An interview is an opportunity to confirm whether this is an organization you can see yourself working with. Think about all those questions that you haven’t had answered during your preparation, and come armed with one or two which will allow you to leave the interview in a better position to make an informed career decision.
Remember – most people who are interviewing you have been in your position at some stage recently and understand your nerves. Relax, speak clearly and enthusiastically about your experiences and skills and let your personality shine.
Objective statement: While you see objective statements on many sample resumes, they are not required. Objective statements should be clear, precise and succinct. They should make use of specific job titles and specific phrases describing the applicants preferred working environment.
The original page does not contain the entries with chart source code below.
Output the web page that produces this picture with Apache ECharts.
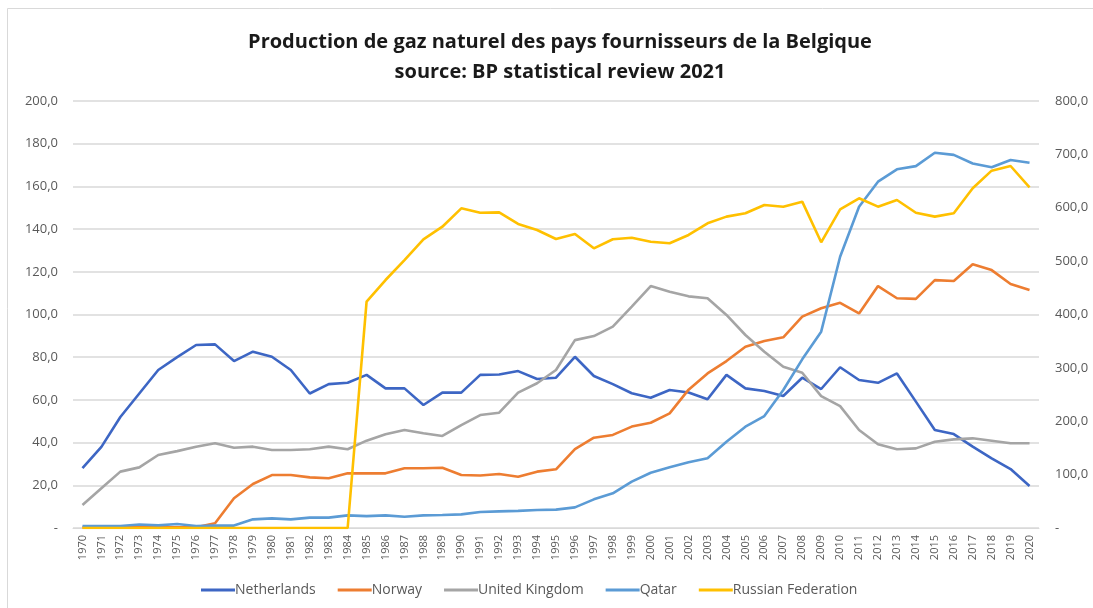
<!DOCTYPE html>
<html>
<head>
<meta charset="utf-8">
<script src="https://cdn.jsdelivr.net/npm/echarts@6/dist/echarts.min.js"></script>
<style>
  html, body { margin: 0; padding: 0; background: #fff; }
  #chart { width: 1093px; height: 608px; }
</style>
</head>
<body>
<div id="chart"></div>
<script>
// years 1970..2020
const years = []
for (let y = 1970; y <= 2020; y++) years.push(String(y))

// left axis (0-200)
const netherlands = [28.0, 38.0, 52.0, 63.0, 74.0, 80.0, 85.7, 86.0, 78.2, 82.6, 80.2, 74.0, 63.0, 67.4, 68.0, 71.7,
  65.4, 65.4, 57.6, 63.4, 63.4, 71.7, 71.9, 73.5, 69.8, 70.4, 80.2, 71.2, 67.4, 63.1, 61.0, 64.6, 63.5,
  60.3, 71.7, 65.4, 64.2, 61.8, 70.4, 65.1, 75.3, 69.3, 68.0, 72.4, 59.2, 45.9, 44.0, 38.1, 32.6, 27.6, 19.7]
const norway = [0.3, 0.3, 0.3, 0.3, 0.3, 0.3, 0.3, 2.2, 13.9, 20.6, 24.8, 24.8, 23.7, 23.3, 25.6, 25.6,
  25.6, 28.0, 28.0, 28.2, 24.8, 24.6, 25.3, 24.0, 26.4, 27.5, 36.9, 42.3, 43.6, 47.5, 49.3, 53.7, 64.8,
  72.4, 78.2, 84.9, 87.6, 89.3, 99.0, 102.9, 105.5, 100.5, 113.3, 107.6, 107.3, 116.1, 115.7, 123.5, 120.8, 114.3, 111.5]
const unitedKingdom = [10.8, 18.6, 26.4, 28.4, 34.2, 36.0, 38.1, 39.7, 37.6, 38.1, 36.5, 36.5, 36.9, 38.1, 36.9, 40.9,
  43.9, 45.9, 44.4, 43.1, 48.2, 52.9, 54.0, 63.4, 67.8, 74.0, 88.0, 89.9, 94.3, 103.7, 113.3, 110.7, 108.5,
  107.6, 99.8, 90.4, 82.6, 75.5, 72.7, 61.8, 57.1, 45.9, 39.2, 36.9, 37.3, 40.4, 41.5, 42.0, 40.9, 39.7, 39.7]

// right axis (0-800)
const qatar = [3.7, 3.7, 3.7, 6.5, 5.0, 7.5, 3.7, 4.5, 4.5, 16.2, 18.0, 16.2, 19.4, 19.5, 23.7, 22.3,
  23.7, 21.2, 23.7, 24.4, 25.6, 30.0, 31.2, 32.0, 33.7, 34.4, 38.7, 53.7, 65.0, 86.8, 103.6, 113.7, 123.0,
  130.6, 161.7, 189.8, 209.8, 258.5, 316.0, 367.8, 508.3, 602.0, 648.8, 672.0, 678.0, 703.0, 699.0, 683.0, 675.8, 689.5, 684.4]
const russia = [0, 0, 0, 0, 0, 0, 0, 0, 0, 0, 0, 0, 0, 0, 0, 424.0,
  464.6, 502.0, 540.9, 564.5, 598.9, 590.7, 591.4, 569.6, 558.3, 541.4, 550.8, 524.0, 540.9, 543.9, 536.4, 533.4, 549.0,
  570.9, 583.4, 589.6, 605.2, 602.0, 611.4, 535.3, 597.1, 617.7, 602.0, 614.5, 590.7, 583.4, 589.6, 636.5, 669.5, 678.2, 638.3]

const leftTicks = { min: 0, max: 200, interval: 20 }
const rightTicks = { min: 0, max: 800, interval: 100 }

const fontFamily = '"Open Sans", "Liberation Sans", sans-serif'
const textColor = '#595959'

function fmt(v) {
  return v === 0 ? '-' : v.toFixed(1).replace('.', ',')
}

const chart = echarts.init(document.getElementById('chart'))

function line(name, data, color, yAxisIndex) {
  return {
    name,
    type: 'line',
    data,
    yAxisIndex,
    symbol: 'none',
    smooth: false,
    lineStyle: { color, width: 2.6 },
    itemStyle: { color },
  }
}

chart.setOption({
  animation: false,
  backgroundColor: '#fff',
  graphic: [{
    type: 'rect',
    shape: { x: 7.5, y: 8.5, width: 1200, height: 700 },
    style: { fill: 'none', stroke: '#d9d9d9', lineWidth: 1 },
    silent: true,
  }],
  title: {
    text: 'Production de gaz naturel des pays fournisseurs de la Belgique\nsource: BP statistical review 2021',
    left: 555,
    textAlign: 'center',
    top: 22,
    textStyle: {
      fontFamily,
      fontSize: 20,
      fontWeight: 'bold',
      color: '#1a1a1a',
      lineHeight: 30,
    },
  },
  legend: {
    bottom: 6,
    left: 196,
    icon: 'rect',
    itemWidth: 34,
    itemHeight: 3,
    itemGap: 22,
    textStyle: { fontFamily, fontSize: 14, color: textColor, padding: [0, 0, 0, -5] },
    data: ['Netherlands', 'Norway', 'United Kingdom', 'Qatar', 'Russian Federation'],
  },
  grid: { left: 73, right: 54, top: 101, bottom: 80 },
  xAxis: {
    type: 'category',
    data: years,
    boundaryGap: true,
    axisLine: { lineStyle: { color: '#d9d9d9', width: 1 } },
    axisTick: { show: false },
    axisLabel: {
      rotate: 90,
      interval: 0,
      fontFamily,
      fontSize: 11,
      color: textColor,
      margin: 7,
    },
  },
  yAxis: [{
    type: 'value',
    ...leftTicks,
    position: 'left',
    axisLine: { show: false },
    axisTick: { show: false },
    splitLine: { lineStyle: { color: '#d9d9d9', width: 1.5 } },
    axisLabel: { formatter: fmt, fontFamily, fontSize: 13, color: textColor, margin: 15 },
  }, {
    type: 'value',
    ...rightTicks,
    position: 'right',
    axisLine: { show: false },
    axisTick: { show: false },
    splitLine: { show: false },
    axisLabel: { formatter: fmt, fontFamily, fontSize: 13, color: textColor, margin: 16 },
  }],
  series: [
    line('Netherlands', netherlands, '#3d66c4', 0),
    line('Norway', norway, '#ed7d31', 0),
    line('United Kingdom', unitedKingdom, '#a5a5a5', 0),
    line('Qatar', qatar, '#5b9bd5', 1),
    line('Russian Federation', russia, '#ffc000', 1),
  ],
})
</script>
</body>
</html>
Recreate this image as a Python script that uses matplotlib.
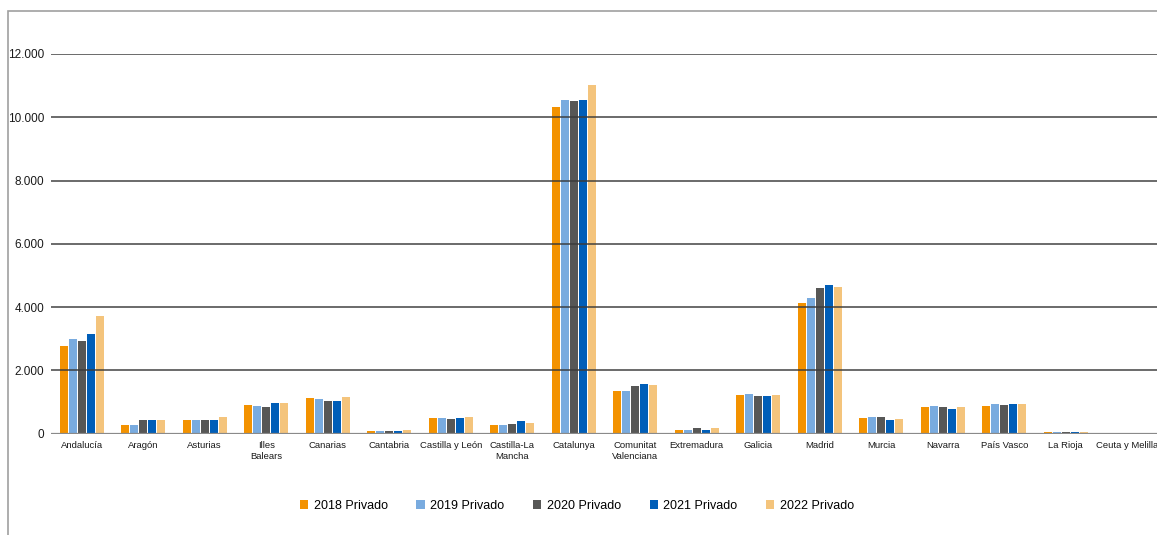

Profile: Many people replace the objective statement with a profile or qualification highlights section that highlights the "soft skills" that do not always make it into resume databases. The profile is a sort of summary of the resume itself, highlighting the applicant's most impressive skills, abilities and accomplishments.
Education: Name and location of institution, dates of attendance, type of degree, area of study, and special awards. You may include CGPA information if important to the specific position.
Work experience: Name and location of company, dates of employment, major accomplishments on the job, major responsibilities, name and contact information of direct supervisor, skills acquired. Include paid and volunteer positions (if necessary).
Additional training or workshops: if you've attended specialized training courses, seminars or workshops, be sure to list these as well (depending upon relevancy).
Skills: Things you can actually do (as opposed to generalized skills - better to let an employer know you have leadership skills from reading your work or training history rather than telling them you have "leadership skills"). For example, software you may know well, systems you may understand, etc.
Referees: You will be required to provide 3 referees one of which should be an academic referee. The other 2 could be a work referee if you have had a chance to gain some work experience, a mentor or someone who knows you well.
Ensure that you get permission from the individuals first before including them as your referees on your CV.